Architecture Grads Gallery Loft Design Takes First Place
Joseph Messick, who obtained his masters degree at UB in 2002, won first place in the American Institute of Architecture Students Design Review 2002 competition for a freestanding storage loft he built for the College Street Gallery in Allentown. Image Contributor
A recent UB graduate won the American Institute of Architecture Students Design Review 2002 competition for his thesis work, which incorporated traditional architectural design and hands-on construction.
Joseph Messick, who received his master's degree from UB in 2002, took top honors at the competition, which was held from Dec. 29, 2002, to Jan. 2, 2003.

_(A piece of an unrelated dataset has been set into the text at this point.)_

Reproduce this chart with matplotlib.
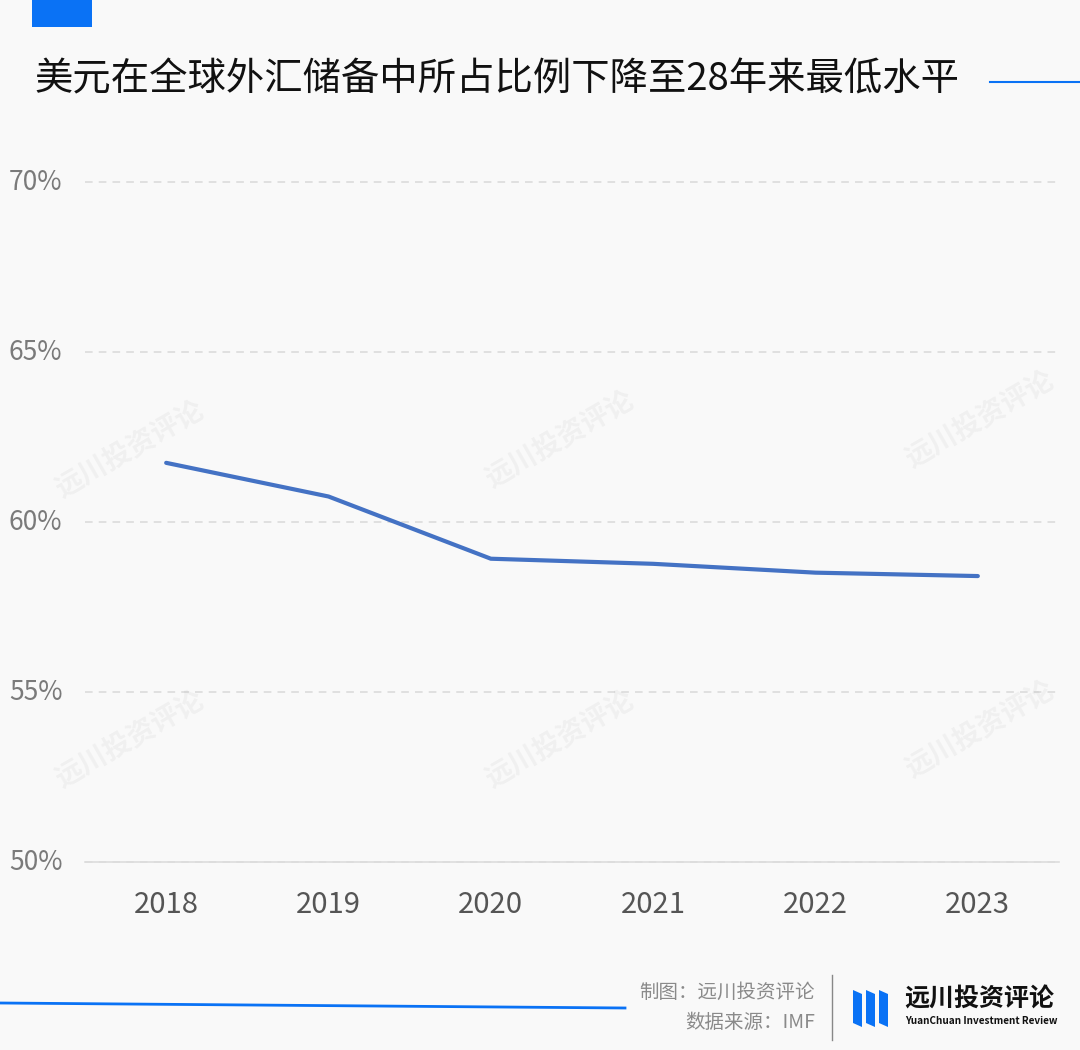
import matplotlib
matplotlib.use("Agg")
import matplotlib.pyplot as plt
from matplotlib.patches import Rectangle, Polygon
from matplotlib.transforms import blended_transform_factory

plt.rcParams['font.family'] = ['Noto Sans CJK SC', 'DejaVu Sans']

# data
years = ["2018", "2019", "2020", "2021", "2022", "2023"]
usd_share = [61.74, 60.75, 58.92, 58.77, 58.51, 58.41]
yticks = [50, 55, 60, 65, 70]
ytick_labels = ["50%", "55%", "60%", "65%", "70%"]

title = "美元在全球外汇储备中所占比例下降至28年来最低水平"
credit = "制图：远川投资评论"
source = "数据来源：IMF"

BG = "#f9f9f9"
BLUE = "#0a72f5"
LINE = "#4472c4"

fig = plt.figure(figsize=(10.8, 10.5), dpi=100, facecolor=BG)
W, H = 1080, 1050

def fx(px):
    return px / W

def fy(py):
    return 1 - py / H

# header decorations
fig.patches.append(Rectangle((fx(32), fy(27)), fx(60), 27 / H, transform=fig.transFigure,
                             color=BLUE, lw=0))
fig.text(fx(34), fy(80), title, fontsize=27.6, color="#111111", va="center", ha="left")
fig.add_artist(plt.Line2D([fx(990), fx(1080)], [fy(82), fy(82)], transform=fig.transFigure,
                          color=BLUE, lw=1.5))

ax = fig.add_axes([fx(85), fy(862), fx(1059 - 85), (862 - 182) / H])
ax.set_facecolor(BG)
x = list(range(len(years)))
ax.plot(x, usd_share, color=LINE, lw=3, solid_capstyle="round", zorder=3)
ax.set_xlim(-0.5, len(years) - 0.5)
ax.set_ylim(50, 70)
ax.set_xticks(x)
ax.set_xticklabels(years, fontsize=21, color="#555555")
ax.tick_params(axis="x", length=0, pad=20)
ax.set_yticks(yticks)
ax.set_yticklabels([])
ax.tick_params(axis="y", length=0)
for s in ["top", "right", "left"]:
    ax.spines[s].set_visible(False)
ax.spines["bottom"].set_color("#dddddd")
ax.spines["bottom"].set_linewidth(1.2)
ax.grid(axis="y", color="#d9d9d9", ls=(0, (5, 4)), lw=1.1, clip_on=False)
ax.set_axisbelow(True)

trans = blended_transform_factory(fig.transFigure, ax.transData)
for v, lab in zip(yticks, ytick_labels):
    ax.text(fx(9), v, lab, transform=trans, fontsize=19, color="#7a7a7a",
            ha="left", va="center")

# faint watermarks
for (wx, wy) in [(130, 450), (560, 440), (980, 420), (130, 740), (560, 740), (980, 730)]:
    fig.text(fx(wx), fy(wy), "远川投资评论", fontsize=20, color="#000000", alpha=0.04,
             rotation=30, ha="center", va="center", fontweight="bold")

# footer
fig.add_artist(plt.Line2D([0, fx(625)], [fy(1003), fy(1008)], transform=fig.transFigure,
                          color=BLUE, lw=2))
fig.text(fx(815), fy(992), credit, fontsize=14, color="#8a8a8a", ha="right", va="center")
fig.text(fx(815), fy(1022), source, fontsize=14, color="#8a8a8a", ha="right", va="center")
fig.add_artist(plt.Line2D([fx(832), fx(832)], [fy(975), fy(1040)], transform=fig.transFigure,
                          color="#888888", lw=1))
for i, (x0, x1) in enumerate([(853, 862), (866, 875), (879, 888)]):
    fig.patches.append(Polygon([(fx(x0), fy(990)), (fx(x1), fy(994)), (fx(x1), fy(1027)),
                                (fx(x0), fy(1023))], closed=True, transform=fig.transFigure,
                               color=BLUE, lw=0))
fig.text(fx(904), fy(999), "远川投资评论", fontsize=18, color="#111111", ha="left",
         va="center", fontweight="bold")
fig.text(fx(905), fy(1021), "YuanChuan Investment Review", fontsize=7.2, color="#111111",
         ha="left", va="center", fontweight="bold")

fig.savefig("out.png", dpi=100, facecolor=BG)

The project, an entirely freestanding storage loft built into available space in the College Street Gallery in Allentown, garnered Messick $250 and a feature in "CRiT," the AIAS magazine.
"People would look up and see all this wasted space, and they'd tell me that I should really get a loft," said Michael Mulley, owner of College Street Gallery.
Mulley said the loft, which provides a second story to the one-story gallery and can support 80 lbs. per square foot, has allowed him to store a large amount of equipment and supplies that he would not have been able to otherwise.
"It totally transformed the space," Mulley said. "(Messick) made a remarkable effort. It's a small wonder."
According to Associate Professor Dennis Andrejko, chairman of Messick's thesis committee, it was Messick's involvement during each step of the project - from planning to construction - that set Messick apart from other applicants and earned him the acclaim.
"(Messick's thesis work) transcends the normal process of investigation," Andrejko said. "By applying his plans, he gained added insight, knowledge and experience, which was invaluable."
Messick, who has worked for the last six years in the construction industry, not only designed the loft but also built it himself. Messick said the architect's job does not stop with blueprints.
"The architect really needs to be there at the end also," Messick said. "A set of plans can only tell so much about what the project is supposed to be about, and a lot of details are left up in the air at the end."
According to Mulley, Messick spent over four months and 2,000 hours working on the project, often working 20-hour days.
"You can graduate from the architecture program without actually building anything, just by drafting and planning," Mulley said. "So Joe really went above and beyond with this loft."
According to Andrejko, the intense level of work was one of the challenging aspects of the loft project.
"It required an arduous effort from many perspectives because of the trials and tribulations involved, because of the design-build aspect (of the project)," said Andrejko.
Messick said that ultimately the project was not only the culmination of his work at UB, but a way to combine his work in construction and his studies in architecture.
"I never realized it was an actual possibility that an architect would actually be doing this type of work," he said.